_Records from a dataset_.
*****

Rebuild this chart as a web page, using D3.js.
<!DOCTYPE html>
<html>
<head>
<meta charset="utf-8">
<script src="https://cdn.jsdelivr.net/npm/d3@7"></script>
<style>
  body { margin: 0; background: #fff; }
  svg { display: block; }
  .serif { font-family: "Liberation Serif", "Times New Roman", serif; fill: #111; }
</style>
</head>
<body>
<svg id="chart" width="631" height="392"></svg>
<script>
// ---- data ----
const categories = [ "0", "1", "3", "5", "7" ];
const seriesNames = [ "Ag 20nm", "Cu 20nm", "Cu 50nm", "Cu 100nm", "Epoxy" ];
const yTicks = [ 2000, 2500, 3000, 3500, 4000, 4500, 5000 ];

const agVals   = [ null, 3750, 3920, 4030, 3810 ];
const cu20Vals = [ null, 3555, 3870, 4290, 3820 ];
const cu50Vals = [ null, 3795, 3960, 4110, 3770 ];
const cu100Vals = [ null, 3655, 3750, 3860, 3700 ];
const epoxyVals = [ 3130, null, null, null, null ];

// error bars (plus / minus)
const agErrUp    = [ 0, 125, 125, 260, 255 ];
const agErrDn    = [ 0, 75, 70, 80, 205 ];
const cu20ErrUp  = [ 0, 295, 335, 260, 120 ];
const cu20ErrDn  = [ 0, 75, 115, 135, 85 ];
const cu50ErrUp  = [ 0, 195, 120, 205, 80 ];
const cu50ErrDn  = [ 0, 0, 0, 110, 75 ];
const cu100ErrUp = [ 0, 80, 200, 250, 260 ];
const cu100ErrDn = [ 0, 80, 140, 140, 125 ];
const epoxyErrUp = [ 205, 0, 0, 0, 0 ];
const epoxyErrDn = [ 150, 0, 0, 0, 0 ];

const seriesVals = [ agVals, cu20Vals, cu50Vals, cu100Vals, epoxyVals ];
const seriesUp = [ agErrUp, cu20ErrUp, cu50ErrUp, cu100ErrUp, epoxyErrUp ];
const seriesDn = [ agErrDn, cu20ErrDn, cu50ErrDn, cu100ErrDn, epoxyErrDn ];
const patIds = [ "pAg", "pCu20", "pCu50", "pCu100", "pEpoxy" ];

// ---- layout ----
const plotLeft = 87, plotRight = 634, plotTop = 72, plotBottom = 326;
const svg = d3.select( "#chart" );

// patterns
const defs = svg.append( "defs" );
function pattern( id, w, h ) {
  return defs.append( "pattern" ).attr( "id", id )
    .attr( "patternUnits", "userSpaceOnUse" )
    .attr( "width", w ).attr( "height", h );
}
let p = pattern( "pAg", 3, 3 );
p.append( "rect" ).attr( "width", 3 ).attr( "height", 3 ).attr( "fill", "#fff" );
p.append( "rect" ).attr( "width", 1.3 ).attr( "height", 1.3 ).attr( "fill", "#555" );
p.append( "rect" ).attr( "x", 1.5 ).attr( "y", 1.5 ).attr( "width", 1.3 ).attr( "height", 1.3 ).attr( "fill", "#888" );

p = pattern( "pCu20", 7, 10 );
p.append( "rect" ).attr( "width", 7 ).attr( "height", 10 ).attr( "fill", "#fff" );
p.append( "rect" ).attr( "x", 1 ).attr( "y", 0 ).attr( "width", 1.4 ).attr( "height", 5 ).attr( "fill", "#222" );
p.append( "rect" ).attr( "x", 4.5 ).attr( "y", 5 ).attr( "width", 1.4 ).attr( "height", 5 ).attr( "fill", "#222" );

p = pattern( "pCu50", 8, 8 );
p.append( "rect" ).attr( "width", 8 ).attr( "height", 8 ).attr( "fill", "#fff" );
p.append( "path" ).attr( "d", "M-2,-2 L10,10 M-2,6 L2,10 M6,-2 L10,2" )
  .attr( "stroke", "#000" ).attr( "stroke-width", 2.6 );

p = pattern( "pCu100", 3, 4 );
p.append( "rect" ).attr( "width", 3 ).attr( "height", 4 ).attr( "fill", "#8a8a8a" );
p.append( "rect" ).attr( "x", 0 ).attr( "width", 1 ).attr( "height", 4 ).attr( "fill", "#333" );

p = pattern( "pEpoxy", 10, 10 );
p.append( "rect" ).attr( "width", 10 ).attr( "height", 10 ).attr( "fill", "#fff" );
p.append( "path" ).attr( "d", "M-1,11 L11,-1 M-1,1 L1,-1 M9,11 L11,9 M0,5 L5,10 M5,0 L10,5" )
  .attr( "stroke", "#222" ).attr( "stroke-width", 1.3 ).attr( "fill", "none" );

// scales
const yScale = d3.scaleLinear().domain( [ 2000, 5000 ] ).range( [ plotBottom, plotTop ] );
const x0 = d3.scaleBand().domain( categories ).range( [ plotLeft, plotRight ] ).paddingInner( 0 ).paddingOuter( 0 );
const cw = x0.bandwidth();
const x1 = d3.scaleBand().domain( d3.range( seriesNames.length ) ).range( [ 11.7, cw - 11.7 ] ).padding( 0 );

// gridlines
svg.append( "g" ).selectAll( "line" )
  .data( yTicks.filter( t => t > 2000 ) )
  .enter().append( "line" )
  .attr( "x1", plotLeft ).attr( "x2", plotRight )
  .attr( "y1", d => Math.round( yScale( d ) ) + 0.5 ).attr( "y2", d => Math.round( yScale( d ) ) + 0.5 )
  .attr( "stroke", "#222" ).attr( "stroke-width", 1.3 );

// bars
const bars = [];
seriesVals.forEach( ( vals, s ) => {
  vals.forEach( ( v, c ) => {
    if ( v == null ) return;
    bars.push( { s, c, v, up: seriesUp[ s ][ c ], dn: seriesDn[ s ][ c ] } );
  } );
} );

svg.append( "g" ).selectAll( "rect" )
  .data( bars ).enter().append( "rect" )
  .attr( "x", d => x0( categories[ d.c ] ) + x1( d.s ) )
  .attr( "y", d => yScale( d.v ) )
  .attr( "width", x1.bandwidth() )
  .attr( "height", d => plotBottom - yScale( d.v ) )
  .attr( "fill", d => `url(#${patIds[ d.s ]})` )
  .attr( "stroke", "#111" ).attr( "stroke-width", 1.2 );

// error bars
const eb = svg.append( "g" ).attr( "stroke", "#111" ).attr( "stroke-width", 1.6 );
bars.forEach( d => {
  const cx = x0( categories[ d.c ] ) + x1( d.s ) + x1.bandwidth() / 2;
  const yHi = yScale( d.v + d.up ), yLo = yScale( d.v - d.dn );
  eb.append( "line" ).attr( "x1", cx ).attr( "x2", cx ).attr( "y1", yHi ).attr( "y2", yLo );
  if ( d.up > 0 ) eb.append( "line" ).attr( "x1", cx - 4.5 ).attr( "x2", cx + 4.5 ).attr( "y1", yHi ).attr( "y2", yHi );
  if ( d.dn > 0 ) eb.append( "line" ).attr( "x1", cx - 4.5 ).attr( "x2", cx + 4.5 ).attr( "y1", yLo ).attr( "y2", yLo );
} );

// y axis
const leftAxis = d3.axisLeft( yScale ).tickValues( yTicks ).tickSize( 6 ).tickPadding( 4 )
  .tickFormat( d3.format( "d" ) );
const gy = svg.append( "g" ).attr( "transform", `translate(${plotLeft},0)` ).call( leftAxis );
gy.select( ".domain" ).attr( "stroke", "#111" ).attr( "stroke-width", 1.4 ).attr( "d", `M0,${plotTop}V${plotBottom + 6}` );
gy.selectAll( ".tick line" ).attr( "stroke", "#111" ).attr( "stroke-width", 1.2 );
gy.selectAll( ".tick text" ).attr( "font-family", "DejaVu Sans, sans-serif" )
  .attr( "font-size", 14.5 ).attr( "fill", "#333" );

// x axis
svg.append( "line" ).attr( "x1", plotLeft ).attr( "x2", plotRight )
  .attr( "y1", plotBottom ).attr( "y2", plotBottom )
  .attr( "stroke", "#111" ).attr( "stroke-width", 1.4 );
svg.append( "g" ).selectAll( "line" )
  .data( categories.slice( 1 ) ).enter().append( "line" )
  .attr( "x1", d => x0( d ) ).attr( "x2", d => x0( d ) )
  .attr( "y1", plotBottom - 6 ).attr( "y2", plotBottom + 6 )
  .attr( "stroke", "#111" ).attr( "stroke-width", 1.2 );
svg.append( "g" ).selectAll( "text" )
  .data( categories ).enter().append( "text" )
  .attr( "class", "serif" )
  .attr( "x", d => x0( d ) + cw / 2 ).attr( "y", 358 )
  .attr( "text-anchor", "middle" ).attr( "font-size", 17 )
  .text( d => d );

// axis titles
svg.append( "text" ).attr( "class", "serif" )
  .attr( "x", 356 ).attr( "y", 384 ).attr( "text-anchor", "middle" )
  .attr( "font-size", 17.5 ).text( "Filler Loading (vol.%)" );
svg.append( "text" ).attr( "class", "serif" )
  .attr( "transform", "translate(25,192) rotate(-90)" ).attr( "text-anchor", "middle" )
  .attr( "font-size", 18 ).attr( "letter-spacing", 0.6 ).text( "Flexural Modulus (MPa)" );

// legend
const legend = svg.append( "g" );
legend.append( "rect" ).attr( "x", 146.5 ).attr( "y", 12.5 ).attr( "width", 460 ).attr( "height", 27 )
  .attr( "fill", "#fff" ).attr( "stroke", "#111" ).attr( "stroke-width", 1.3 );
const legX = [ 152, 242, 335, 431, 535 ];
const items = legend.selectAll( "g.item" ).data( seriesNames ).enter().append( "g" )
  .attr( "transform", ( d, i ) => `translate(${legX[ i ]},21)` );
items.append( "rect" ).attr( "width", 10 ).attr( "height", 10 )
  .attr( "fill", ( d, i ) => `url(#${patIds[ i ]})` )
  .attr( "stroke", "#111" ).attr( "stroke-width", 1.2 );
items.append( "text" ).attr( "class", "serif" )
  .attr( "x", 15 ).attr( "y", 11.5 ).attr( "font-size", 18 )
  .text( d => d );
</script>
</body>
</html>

*****

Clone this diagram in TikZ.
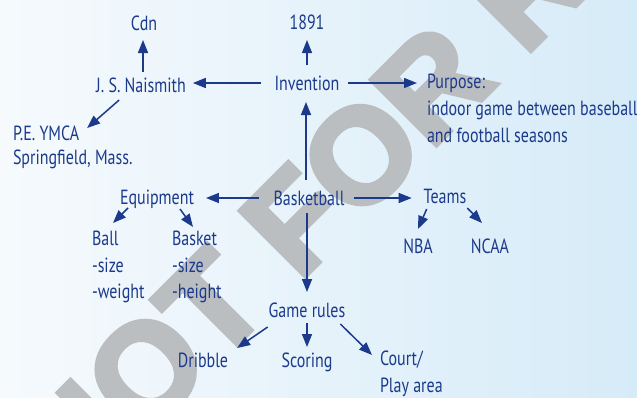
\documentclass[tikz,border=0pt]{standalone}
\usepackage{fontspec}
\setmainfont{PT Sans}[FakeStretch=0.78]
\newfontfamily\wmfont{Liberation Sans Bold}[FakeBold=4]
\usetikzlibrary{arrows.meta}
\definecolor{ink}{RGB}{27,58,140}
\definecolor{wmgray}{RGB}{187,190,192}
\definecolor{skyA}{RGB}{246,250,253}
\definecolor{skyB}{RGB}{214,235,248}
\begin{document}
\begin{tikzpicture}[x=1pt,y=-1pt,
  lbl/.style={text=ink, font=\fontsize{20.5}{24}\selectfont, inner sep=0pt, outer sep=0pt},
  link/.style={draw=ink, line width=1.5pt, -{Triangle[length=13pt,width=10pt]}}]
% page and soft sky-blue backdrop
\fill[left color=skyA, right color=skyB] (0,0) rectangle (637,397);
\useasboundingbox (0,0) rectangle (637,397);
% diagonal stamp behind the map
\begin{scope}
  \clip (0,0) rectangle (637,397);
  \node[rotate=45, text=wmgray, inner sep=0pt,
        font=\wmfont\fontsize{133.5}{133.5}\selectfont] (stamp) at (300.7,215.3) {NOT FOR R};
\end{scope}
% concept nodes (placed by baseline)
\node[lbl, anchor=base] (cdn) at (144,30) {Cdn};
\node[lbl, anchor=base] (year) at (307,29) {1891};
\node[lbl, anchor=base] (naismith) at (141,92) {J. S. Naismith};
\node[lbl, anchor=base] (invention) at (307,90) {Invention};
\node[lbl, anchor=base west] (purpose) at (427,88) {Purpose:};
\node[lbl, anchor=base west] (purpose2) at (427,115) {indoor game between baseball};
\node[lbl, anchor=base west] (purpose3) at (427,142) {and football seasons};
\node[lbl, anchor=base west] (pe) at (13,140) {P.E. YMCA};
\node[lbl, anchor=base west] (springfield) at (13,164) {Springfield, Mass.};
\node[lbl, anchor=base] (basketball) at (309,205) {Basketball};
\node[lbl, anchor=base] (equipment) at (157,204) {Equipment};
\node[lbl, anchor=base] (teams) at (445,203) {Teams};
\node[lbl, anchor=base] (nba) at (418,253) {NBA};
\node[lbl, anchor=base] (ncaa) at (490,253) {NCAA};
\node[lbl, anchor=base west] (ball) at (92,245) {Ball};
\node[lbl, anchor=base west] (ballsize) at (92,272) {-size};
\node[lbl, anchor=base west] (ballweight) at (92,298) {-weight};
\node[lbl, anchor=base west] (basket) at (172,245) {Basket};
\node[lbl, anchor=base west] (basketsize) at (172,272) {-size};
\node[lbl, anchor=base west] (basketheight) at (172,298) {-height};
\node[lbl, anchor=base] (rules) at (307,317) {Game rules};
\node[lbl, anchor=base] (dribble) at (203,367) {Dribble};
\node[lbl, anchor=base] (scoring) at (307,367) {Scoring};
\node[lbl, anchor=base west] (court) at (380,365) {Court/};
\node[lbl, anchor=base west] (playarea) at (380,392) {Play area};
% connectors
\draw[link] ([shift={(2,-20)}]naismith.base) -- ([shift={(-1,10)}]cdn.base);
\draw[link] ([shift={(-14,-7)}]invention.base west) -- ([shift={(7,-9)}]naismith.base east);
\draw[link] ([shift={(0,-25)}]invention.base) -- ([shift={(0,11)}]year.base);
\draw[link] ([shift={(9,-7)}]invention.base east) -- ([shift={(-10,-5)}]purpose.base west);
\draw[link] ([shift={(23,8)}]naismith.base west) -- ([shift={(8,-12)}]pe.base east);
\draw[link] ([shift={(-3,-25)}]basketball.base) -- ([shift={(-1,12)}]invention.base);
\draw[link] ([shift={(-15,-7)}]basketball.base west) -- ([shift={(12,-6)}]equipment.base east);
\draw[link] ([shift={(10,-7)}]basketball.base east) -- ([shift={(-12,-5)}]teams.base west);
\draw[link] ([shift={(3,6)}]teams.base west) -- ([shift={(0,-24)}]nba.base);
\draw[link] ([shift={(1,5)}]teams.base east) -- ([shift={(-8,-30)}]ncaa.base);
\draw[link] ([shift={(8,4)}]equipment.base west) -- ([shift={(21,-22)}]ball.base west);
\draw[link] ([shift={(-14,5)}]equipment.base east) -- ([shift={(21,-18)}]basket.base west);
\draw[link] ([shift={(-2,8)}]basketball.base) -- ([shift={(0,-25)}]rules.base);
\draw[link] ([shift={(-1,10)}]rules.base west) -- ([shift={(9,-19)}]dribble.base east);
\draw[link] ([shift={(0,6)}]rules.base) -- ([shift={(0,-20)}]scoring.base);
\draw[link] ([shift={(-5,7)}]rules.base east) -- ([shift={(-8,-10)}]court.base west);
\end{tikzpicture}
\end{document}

*****

_INSTRUCTIONS TO FOLLOW_.
Retype verbatim the lines that run from the line containing "Rebuild this chart" to the line containing "const epoxyVals = [ 3130, null, null, null, null", both inclusive, and no others.

_ANSWER BELOW_.
Rebuild this chart as a web page, using D3.js.
<!DOCTYPE html>
<html>
<head>
<meta charset="utf-8">
<script src="https://cdn.jsdelivr.net/npm/d3@7"></script>
<style>
  body { margin: 0; background: #fff; }
  svg { display: block; }
  .serif { font-family: "Liberation Serif", "Times New Roman", serif; fill: #111; }
</style>
</head>
<body>
<svg id="chart" width="631" height="392"></svg>
<script>
// ---- data ----
const categories = [ "0", "1", "3", "5", "7" ];
const seriesNames = [ "Ag 20nm", "Cu 20nm", "Cu 50nm", "Cu 100nm", "Epoxy" ];
const yTicks = [ 2000, 2500, 3000, 3500, 4000, 4500, 5000 ];

const agVals   = [ null, 3750, 3920, 4030, 3810 ];
const cu20Vals = [ null, 3555, 3870, 4290, 3820 ];
const cu50Vals = [ null, 3795, 3960, 4110, 3770 ];
const cu100Vals = [ null, 3655, 3750, 3860, 3700 ];
const epoxyVals = [ 3130, null, null, null, null ];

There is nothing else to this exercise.